One of the candidates must achieve at least 40 percent of the vote to win the right to lead the party that once dominated Israeli politics.

By World Israel News Staff

Labor ballots opened at 10:00 a.m. Tuesday as four Labor leaders compete for the party’s top spot. But only three have a reasonable shot at winning.

The three top candidates are Amir Peretz (67), representing the older generation, and two younger faces, Stav Shaffir (34) and Itzik Shmuli (39).

The winner will replace outgoing Labor chief Avi Gabbay, who resigned on June 13, a delayed reaction to Labor’s worst showing ever in the April elections when it won only 6 seats, down from 24 when it ran as the Zionist Union in 2015.

In order to replace Gabbay, one of the candidates must achieve at least 40 percent of the vote.
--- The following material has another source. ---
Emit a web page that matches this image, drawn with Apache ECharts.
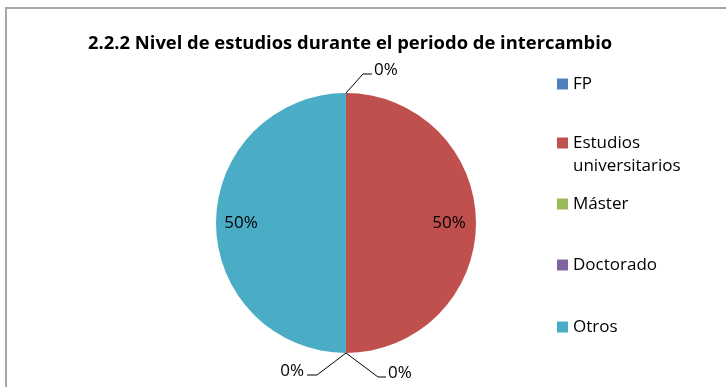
<!DOCTYPE html>
<html>
<head>
<meta charset="utf-8">
<script src="https://cdn.jsdelivr.net/npm/echarts@6/dist/echarts.min.js"></script>
<style>
  html, body { margin: 0; padding: 0; background: #fff; }
  #chart { width: 726px; height: 387px; }
</style>
</head>
<body>
<div id="chart"></div>
<script>
// Nivel de estudios: categorías y porcentajes
const titleText = '2.2.2 Nivel de estudios durante el periodo de intercambio';
const categories = ['FP', 'Estudios universitarios', 'Máster', 'Doctorado', 'Otros'];
const values = [0, 50, 0, 0, 50];
const legendLabels = ['FP', 'Estudios\nuniversitarios', 'Máster', 'Doctorado', 'Otros'];
const colors = ['#4F81BD', '#C0504D', '#9BBB59', '#8064A2', '#4BACC6'];

const FONT = '"Open Sans", "Noto Sans", sans-serif';
const CX = 346, CY = 223, R = 130;

const chart = echarts.init(document.getElementById('chart'), null, { renderer: 'canvas' });

const total = values.reduce((a, b) => a + b, 0);
// angle on screen (y down) for a fraction of the circle, starting at 12 o'clock, clockwise
function angleAt(frac) { return -Math.PI / 2 + frac * 2 * Math.PI; }
const starts = [];
values.reduce((acc, v, i) => { starts[i] = acc; return acc + v; }, 0);

// leader-line directions for the empty slices: [dx to elbow, dy to elbow, horizontal run]
const leaderDirs = { 0: [17, -19, 9], 2: [-29, 22, -10], 3: [32, 24, 8] };

function layoutLabel(params) {
  const i = params.dataIndex;
  const v = values[i];
  const midFrac = (starts[i] + v / 2) / total;
  const a = angleAt(midFrac);
  if (v > 0) {
    const rr = R * 0.8;
    return { x: CX + rr * Math.cos(a) - 1, y: CY + rr * Math.sin(a), align: 'center', verticalAlign: 'middle' };
  }
  const px = CX + R * Math.cos(a), py = CY + R * Math.sin(a);
  const d = leaderDirs[i] || [15, -15, 8];
  const ex = px + d[0], ey = py + d[1];
  const hx = ex + d[2];
  const right = d[2] > 0;
  return {
    x: hx + (right ? 2 : -3),
    y: ey - 4,
    align: right ? 'left' : 'right',
    verticalAlign: 'middle',
    labelLinePoints: [[px, py], [ex, ey], [hx, ey]]
  };
}

// one legend block per category so each entry sits on its own row;
// multi-line entries get a blank leading line so the swatch lines up with the first line
const legendIconCenters = [84, 143, 204, 265, 327];
const legends = categories.map((name, i) => {
  const lines = legendLabels[i].split('\n').length;
  const lh = 23;
  const shown = lines > 1 ? '\n' + legendLabels[i] : legendLabels[i];
  const blockH = lh * (lines > 1 ? lines + 1 : 1);
  return {
    orient: 'vertical',
    left: 557,
    top: legendIconCenters[i] - blockH / 2,
    padding: 0,
    itemWidth: 11,
    itemHeight: 11,
    icon: 'rect',
    selectedMode: false,
    data: [name],
    formatter: () => shown,
    textStyle: { fontFamily: FONT, fontSize: 17, color: '#000', lineHeight: lh }
  };
});

const option = {
  backgroundColor: '#fff',
  animation: false,
  color: colors,
  title: {
    text: titleText,
    left: 88,
    top: 32,
    padding: 0,
    textStyle: { fontFamily: FONT, fontSize: 18.4, fontWeight: 'bold', color: '#000', lineHeight: 24 }
  },
  legend: legends,
  graphic: [{
    type: 'rect',
    silent: true,
    z: 100,
    shape: { x: 6, y: 8, width: 800, height: 500 },
    style: { fill: 'none', stroke: '#a6a6a6', lineWidth: 2 }
  }],
  series: [{
    type: 'pie',
    center: [CX, CY],
    radius: R,
    startAngle: 90,
    clockwise: true,
    avoidLabelOverlap: false,
    minShowLabelAngle: 0,
    emphasis: { disabled: true },
    label: {
      show: true,
      formatter: '{d}%',
      fontFamily: FONT,
      fontSize: 17,
      color: '#000'
    },
    labelLine: { show: true, smooth: false, lineStyle: { color: '#000', width: 1 } },
    labelLayout: layoutLabel,
    data: categories.map((name, i) => ({
      name: name,
      value: values[i],
      labelLine: { show: values[i] === 0 }
    }))
  }]
};

chart.setOption(option);
</script>
</body>
</html>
If not, a second election will take place.

The results are expected to be announced around 10:30 p.m. on Tuesday.

Israel’s Channel 12 revealed that Shmuli and Shaffir met on Monday night to discuss the possibility of running together on the same ticket. According to recordings of their conversation, Shmueli suggested they run together but with a hierarchy. Shaffir said they should run as equals, citing the political partnership of Naftali Bennett and Ayelet Shaked, two right-wing politicians.

Shmueli replied that it would look “funny” that two co-equal leaders will lead only four Knesset members.

“We are six MKs, but we will be more because we are inventing something new,” Shafir answered. “I fear that precisely because our relationship is shaky, it could be a war of attrition.”

Whoever wins the Labor leadership may be in for a short tenure. According to Labor party bylaws, if the Labor party candidate is not chosen to form a government, a new leader must be chosen within 14 months.

Pundits say that there’s a strong likelihood that no matter who wins, Labor will run jointly with the yet-unnamed party of Ehud Barak. Barak formerly served as prime minister (1999-2001) and was head of the Labor party. He announced his new party on June 27.